_RECORDS TO USE:_
• • • •
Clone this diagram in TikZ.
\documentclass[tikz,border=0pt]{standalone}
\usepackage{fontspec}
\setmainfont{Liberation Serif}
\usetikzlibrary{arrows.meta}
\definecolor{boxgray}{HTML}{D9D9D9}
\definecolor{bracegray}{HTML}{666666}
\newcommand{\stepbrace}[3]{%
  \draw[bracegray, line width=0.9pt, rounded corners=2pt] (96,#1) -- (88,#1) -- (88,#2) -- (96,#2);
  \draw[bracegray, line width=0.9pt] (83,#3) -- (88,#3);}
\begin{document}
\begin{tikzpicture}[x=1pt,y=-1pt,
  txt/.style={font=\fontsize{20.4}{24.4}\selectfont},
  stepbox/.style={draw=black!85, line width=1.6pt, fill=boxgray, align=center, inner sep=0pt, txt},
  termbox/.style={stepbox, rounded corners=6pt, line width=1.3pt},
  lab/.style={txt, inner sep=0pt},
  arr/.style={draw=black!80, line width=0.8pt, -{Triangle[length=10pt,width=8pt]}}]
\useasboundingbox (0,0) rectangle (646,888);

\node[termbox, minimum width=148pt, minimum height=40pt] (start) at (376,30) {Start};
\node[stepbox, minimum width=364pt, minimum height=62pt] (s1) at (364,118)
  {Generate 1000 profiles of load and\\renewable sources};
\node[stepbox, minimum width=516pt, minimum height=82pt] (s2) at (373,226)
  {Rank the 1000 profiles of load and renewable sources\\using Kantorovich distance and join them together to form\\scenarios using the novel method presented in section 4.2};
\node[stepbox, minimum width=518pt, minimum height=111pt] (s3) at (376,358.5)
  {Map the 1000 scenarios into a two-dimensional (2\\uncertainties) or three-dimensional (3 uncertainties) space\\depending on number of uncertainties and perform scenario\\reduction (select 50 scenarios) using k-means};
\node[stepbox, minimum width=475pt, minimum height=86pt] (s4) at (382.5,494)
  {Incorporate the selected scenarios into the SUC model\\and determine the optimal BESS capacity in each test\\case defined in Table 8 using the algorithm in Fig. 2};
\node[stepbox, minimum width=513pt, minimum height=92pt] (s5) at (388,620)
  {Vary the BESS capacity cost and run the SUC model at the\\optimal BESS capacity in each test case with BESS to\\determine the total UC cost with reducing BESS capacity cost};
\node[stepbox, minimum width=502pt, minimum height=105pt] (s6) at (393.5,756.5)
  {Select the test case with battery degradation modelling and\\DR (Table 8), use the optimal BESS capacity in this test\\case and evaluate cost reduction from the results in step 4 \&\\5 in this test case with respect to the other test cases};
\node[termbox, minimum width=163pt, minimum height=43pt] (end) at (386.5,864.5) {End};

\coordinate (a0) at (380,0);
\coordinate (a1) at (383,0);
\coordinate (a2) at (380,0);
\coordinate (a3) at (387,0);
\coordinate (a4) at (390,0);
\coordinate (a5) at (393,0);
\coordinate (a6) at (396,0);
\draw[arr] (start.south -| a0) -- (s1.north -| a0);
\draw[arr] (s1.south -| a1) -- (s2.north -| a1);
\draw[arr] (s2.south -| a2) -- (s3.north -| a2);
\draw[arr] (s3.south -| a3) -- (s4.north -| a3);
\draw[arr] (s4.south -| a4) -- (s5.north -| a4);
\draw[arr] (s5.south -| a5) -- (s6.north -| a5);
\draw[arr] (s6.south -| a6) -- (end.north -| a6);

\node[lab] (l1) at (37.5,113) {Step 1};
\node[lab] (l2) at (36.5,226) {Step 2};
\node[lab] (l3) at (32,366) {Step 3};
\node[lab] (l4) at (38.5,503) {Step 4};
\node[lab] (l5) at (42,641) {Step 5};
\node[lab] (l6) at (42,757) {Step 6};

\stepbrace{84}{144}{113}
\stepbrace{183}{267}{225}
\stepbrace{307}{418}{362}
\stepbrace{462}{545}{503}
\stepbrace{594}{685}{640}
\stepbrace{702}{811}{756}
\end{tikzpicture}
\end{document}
• • • •
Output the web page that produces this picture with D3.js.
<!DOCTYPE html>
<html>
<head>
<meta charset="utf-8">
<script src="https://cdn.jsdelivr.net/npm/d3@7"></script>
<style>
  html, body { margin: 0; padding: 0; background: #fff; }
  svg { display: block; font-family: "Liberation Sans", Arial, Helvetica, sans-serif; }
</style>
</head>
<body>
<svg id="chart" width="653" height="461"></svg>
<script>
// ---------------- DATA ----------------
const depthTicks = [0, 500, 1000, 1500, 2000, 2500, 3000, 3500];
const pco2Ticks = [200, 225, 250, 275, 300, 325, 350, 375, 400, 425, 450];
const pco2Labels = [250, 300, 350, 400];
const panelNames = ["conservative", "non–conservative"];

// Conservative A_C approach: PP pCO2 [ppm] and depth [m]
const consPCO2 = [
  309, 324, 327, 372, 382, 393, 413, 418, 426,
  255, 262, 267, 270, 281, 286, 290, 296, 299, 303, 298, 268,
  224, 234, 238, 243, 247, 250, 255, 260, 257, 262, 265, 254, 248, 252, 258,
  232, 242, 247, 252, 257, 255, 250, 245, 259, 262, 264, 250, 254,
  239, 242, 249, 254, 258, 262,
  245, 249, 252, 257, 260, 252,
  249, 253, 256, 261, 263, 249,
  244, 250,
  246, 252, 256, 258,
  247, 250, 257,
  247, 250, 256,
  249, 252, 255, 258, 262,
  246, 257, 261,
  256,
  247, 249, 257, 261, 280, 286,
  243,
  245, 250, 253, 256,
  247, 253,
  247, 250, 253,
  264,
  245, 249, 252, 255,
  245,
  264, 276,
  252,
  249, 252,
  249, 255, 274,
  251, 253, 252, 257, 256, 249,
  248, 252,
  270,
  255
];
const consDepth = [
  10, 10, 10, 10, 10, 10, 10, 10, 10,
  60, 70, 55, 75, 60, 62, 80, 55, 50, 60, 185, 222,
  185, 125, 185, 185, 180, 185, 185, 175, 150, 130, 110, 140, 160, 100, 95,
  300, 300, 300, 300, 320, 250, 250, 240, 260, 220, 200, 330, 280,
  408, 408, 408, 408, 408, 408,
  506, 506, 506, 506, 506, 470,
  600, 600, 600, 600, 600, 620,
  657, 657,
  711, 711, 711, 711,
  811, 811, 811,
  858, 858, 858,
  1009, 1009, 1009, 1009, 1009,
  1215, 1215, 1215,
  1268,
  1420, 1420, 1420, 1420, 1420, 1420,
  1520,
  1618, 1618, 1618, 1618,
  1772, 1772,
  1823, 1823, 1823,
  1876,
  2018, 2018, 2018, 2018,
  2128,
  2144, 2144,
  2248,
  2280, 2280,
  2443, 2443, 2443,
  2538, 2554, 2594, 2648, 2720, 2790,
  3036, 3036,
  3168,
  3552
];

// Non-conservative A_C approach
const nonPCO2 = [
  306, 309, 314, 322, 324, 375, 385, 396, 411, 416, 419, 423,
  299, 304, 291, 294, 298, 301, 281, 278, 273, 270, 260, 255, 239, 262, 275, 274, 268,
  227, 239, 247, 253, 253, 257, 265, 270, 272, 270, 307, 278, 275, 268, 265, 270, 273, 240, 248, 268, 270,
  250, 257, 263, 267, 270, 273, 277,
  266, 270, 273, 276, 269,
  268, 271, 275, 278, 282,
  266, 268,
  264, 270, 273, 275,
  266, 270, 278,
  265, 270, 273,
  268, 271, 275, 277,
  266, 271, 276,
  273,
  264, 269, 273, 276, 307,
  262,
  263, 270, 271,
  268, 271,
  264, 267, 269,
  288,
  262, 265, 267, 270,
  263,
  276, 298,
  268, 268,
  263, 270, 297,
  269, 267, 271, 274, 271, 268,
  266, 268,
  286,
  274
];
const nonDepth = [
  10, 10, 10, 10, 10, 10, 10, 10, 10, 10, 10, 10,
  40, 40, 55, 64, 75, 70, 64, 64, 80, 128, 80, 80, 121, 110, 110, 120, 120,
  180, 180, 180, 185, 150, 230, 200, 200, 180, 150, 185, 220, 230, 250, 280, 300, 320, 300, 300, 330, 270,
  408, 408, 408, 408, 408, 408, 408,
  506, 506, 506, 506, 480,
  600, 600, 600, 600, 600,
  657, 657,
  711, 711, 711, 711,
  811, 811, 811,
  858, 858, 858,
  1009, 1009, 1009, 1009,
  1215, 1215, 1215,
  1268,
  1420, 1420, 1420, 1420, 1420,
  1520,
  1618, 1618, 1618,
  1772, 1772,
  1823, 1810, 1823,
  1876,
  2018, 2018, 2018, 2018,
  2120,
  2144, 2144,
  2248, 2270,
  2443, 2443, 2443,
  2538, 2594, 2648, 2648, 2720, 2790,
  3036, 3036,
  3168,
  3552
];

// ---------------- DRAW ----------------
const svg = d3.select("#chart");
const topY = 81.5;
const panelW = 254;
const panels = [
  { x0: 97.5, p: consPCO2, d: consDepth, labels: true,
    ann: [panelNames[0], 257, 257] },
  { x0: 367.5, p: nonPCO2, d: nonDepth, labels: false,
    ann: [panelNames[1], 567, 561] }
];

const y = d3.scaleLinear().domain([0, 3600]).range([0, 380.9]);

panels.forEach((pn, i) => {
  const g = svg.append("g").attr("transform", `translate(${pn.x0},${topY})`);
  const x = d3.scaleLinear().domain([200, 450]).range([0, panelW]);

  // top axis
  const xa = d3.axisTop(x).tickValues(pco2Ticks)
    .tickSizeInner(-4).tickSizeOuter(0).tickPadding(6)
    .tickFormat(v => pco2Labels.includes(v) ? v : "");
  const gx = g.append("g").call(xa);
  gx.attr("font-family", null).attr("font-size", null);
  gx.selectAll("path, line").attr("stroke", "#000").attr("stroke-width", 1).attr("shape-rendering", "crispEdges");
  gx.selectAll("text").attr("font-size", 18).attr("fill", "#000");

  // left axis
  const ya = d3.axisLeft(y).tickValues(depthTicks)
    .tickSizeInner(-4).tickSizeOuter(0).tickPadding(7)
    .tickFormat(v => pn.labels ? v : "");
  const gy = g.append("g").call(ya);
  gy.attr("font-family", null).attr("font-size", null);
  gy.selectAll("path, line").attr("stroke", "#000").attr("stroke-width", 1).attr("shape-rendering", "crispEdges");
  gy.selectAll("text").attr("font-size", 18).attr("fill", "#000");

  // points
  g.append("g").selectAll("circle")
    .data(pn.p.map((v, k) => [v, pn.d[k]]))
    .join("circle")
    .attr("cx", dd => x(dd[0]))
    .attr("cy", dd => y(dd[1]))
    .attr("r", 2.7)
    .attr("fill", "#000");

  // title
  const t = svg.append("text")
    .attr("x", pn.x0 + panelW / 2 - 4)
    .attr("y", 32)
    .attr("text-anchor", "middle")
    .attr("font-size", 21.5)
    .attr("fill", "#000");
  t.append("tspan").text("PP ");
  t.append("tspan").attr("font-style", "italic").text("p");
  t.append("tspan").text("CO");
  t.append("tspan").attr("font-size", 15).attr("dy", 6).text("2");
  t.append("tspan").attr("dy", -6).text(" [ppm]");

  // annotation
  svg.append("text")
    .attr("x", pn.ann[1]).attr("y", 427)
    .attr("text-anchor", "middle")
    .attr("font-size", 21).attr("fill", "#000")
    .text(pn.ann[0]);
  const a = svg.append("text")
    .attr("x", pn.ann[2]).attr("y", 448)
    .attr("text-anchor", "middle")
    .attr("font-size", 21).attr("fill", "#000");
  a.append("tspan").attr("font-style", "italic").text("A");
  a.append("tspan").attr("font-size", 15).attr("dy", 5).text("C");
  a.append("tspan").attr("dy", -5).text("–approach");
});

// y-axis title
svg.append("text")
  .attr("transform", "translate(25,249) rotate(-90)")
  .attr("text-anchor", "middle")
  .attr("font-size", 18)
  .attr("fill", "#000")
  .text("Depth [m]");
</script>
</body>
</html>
• • • •
_EXERCISE DESCRIPTION:_ Show the lines of the data that hold the word "this".

_TASK RESULT:_
Clone this diagram in TikZ.
  {Select the test case with battery degradation modelling and\\DR (Table 8), use the optimal BESS capacity in this test\\case and evaluate cost reduction from the results in step 4 \&\\5 in this test case with respect to the other test cases};
Output the web page that produces this picture with D3.js.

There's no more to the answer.